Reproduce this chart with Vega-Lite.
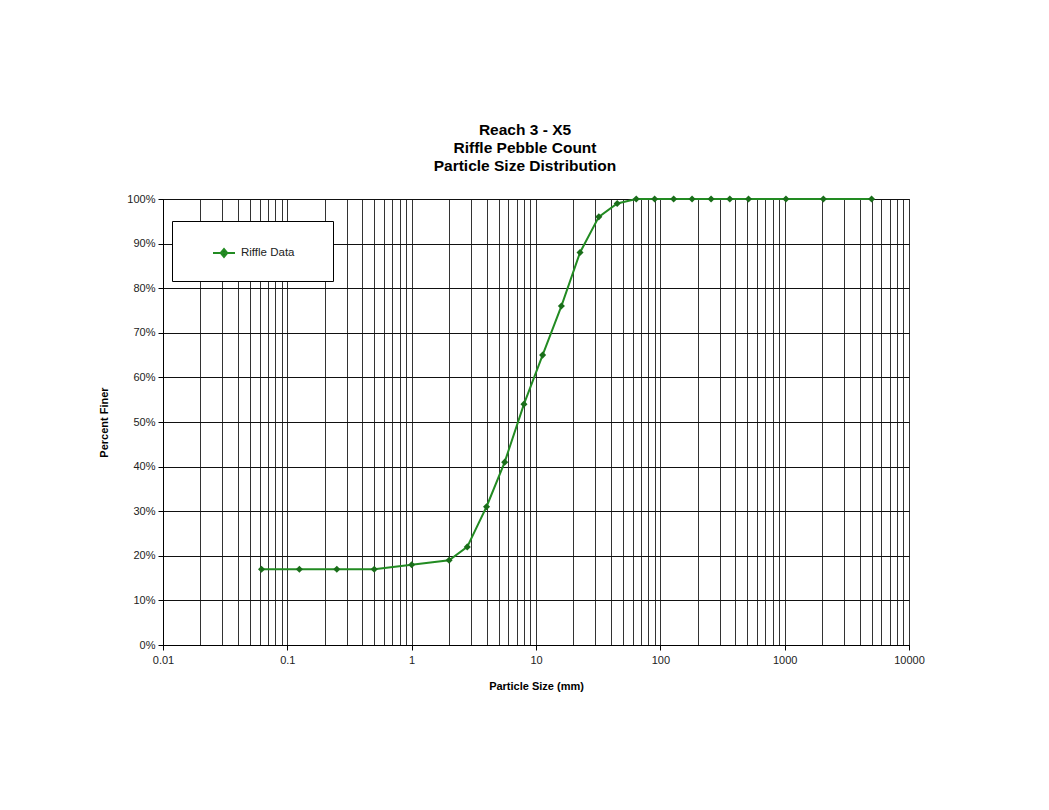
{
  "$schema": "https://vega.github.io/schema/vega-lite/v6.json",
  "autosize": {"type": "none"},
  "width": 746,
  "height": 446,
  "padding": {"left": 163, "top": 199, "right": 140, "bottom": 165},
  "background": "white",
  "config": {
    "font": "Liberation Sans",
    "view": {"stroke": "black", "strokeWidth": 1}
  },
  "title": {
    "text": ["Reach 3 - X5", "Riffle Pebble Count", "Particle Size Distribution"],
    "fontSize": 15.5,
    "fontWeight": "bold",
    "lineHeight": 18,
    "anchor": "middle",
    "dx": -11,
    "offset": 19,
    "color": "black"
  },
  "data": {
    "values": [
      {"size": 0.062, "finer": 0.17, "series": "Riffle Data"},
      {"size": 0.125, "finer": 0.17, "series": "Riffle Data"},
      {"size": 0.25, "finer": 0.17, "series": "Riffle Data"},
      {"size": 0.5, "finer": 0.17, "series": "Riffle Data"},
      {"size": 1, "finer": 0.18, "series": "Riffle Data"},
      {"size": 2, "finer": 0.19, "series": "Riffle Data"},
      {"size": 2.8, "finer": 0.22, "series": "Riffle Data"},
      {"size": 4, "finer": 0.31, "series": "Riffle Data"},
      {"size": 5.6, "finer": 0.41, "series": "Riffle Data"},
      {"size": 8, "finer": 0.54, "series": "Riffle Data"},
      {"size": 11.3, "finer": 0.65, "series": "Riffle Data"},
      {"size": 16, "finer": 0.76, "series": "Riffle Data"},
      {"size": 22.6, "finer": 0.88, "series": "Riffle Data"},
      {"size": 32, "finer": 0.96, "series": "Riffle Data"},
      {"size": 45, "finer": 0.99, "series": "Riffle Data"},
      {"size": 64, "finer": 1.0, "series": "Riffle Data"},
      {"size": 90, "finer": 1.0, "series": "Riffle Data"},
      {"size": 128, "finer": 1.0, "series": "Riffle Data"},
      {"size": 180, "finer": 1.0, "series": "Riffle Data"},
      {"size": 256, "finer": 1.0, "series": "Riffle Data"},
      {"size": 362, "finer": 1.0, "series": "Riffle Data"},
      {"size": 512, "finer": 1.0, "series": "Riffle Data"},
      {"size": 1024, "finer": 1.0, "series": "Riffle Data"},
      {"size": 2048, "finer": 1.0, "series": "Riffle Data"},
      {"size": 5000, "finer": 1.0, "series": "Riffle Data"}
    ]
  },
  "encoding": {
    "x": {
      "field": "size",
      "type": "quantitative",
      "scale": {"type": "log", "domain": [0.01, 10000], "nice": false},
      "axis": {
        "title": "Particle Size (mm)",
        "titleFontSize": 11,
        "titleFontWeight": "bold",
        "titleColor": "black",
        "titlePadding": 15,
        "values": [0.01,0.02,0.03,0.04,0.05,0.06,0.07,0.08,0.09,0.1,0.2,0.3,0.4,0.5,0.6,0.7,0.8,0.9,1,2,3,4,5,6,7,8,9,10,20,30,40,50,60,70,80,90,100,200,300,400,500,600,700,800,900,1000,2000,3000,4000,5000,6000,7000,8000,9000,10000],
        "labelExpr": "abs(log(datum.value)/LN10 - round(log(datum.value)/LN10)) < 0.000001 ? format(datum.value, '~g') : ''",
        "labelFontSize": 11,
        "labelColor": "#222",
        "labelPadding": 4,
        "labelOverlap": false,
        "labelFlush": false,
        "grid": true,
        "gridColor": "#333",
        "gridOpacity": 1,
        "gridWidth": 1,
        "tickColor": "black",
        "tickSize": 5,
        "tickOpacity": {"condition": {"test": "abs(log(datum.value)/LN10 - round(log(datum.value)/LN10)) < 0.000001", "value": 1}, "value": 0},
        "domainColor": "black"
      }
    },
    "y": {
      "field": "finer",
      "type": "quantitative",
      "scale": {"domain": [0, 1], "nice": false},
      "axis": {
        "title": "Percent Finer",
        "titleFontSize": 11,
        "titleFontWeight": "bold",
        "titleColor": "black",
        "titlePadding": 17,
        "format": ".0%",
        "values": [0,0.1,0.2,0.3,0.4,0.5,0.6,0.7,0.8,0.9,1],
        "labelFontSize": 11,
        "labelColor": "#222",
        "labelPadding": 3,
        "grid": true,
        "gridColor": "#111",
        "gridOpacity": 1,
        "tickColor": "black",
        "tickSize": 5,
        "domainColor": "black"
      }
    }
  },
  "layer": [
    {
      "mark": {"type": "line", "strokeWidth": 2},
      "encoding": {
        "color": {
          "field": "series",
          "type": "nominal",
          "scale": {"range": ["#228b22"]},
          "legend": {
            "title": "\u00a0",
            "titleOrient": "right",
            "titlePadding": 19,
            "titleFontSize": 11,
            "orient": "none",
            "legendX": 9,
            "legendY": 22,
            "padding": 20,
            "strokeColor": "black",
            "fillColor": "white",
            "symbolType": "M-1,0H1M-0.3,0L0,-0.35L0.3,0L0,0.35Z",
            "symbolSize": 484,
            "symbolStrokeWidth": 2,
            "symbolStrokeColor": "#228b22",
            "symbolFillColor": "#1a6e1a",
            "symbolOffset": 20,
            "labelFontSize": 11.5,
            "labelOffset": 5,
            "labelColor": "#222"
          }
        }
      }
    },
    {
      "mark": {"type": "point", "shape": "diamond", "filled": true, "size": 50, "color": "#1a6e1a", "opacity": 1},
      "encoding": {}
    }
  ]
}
______________________________
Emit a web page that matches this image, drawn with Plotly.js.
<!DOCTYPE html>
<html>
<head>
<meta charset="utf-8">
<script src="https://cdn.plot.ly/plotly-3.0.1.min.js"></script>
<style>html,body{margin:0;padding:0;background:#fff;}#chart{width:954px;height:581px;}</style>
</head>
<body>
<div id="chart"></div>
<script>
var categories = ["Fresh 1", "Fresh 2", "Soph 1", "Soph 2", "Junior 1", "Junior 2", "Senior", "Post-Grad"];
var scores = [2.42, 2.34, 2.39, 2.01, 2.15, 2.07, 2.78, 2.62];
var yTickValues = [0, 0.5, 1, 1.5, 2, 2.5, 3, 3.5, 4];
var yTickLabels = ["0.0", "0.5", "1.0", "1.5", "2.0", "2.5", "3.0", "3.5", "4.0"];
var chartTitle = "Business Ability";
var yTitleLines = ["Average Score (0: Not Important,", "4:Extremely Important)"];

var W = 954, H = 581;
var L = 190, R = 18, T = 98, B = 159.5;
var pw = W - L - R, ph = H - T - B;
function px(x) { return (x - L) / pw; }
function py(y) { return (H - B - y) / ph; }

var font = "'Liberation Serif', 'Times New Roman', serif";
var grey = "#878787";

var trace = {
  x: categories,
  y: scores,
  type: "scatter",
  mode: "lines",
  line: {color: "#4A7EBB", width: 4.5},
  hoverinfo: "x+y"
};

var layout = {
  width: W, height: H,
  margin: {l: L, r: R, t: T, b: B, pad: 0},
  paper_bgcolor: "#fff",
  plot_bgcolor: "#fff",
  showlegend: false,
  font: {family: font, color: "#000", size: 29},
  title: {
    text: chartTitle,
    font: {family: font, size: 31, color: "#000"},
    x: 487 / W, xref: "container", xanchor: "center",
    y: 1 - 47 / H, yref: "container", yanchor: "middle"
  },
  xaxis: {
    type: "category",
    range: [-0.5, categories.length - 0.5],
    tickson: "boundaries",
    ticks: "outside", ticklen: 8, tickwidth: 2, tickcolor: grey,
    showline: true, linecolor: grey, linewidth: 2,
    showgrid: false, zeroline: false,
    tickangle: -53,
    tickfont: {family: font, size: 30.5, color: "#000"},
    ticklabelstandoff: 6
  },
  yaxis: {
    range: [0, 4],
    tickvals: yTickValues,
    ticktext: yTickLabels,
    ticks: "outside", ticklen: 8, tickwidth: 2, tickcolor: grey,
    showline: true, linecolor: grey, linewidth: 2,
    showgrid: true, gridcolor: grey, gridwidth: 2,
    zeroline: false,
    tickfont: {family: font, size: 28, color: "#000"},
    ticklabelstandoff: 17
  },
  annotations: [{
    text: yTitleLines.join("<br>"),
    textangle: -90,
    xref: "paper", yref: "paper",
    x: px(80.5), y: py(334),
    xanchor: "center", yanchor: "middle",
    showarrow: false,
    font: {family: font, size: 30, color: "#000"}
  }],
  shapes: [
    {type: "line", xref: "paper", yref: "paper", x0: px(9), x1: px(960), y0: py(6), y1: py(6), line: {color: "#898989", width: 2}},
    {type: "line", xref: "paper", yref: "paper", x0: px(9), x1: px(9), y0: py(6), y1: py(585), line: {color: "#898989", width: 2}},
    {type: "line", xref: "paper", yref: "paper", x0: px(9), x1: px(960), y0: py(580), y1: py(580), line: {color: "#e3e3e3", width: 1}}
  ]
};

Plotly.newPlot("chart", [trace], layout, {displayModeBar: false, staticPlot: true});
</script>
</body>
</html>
______________________________
Work instructions
Retype, exactly and in full, the lines above from the one containing "Emit a web page" through the one containing "return (H - B".

Task output
Emit a web page that matches this image, drawn with Plotly.js.
<!DOCTYPE html>
<html>
<head>
<meta charset="utf-8">
<script src="https://cdn.plot.ly/plotly-3.0.1.min.js"></script>
<style>html,body{margin:0;padding:0;background:#fff;}#chart{width:954px;height:581px;}</style>
</head>
<body>
<div id="chart"></div>
<script>
var categories = ["Fresh 1", "Fresh 2", "Soph 1", "Soph 2", "Junior 1", "Junior 2", "Senior", "Post-Grad"];
var scores = [2.42, 2.34, 2.39, 2.01, 2.15, 2.07, 2.78, 2.62];
var yTickValues = [0, 0.5, 1, 1.5, 2, 2.5, 3, 3.5, 4];
var yTickLabels = ["0.0", "0.5", "1.0", "1.5", "2.0", "2.5", "3.0", "3.5", "4.0"];
var chartTitle = "Business Ability";
var yTitleLines = ["Average Score (0: Not Important,", "4:Extremely Important)"];

var W = 954, H = 581;
var L = 190, R = 18, T = 98, B = 159.5;
var pw = W - L - R, ph = H - T - B;
function px(x) { return (x - L) / pw; }
function py(y) { return (H - B - y) / ph; }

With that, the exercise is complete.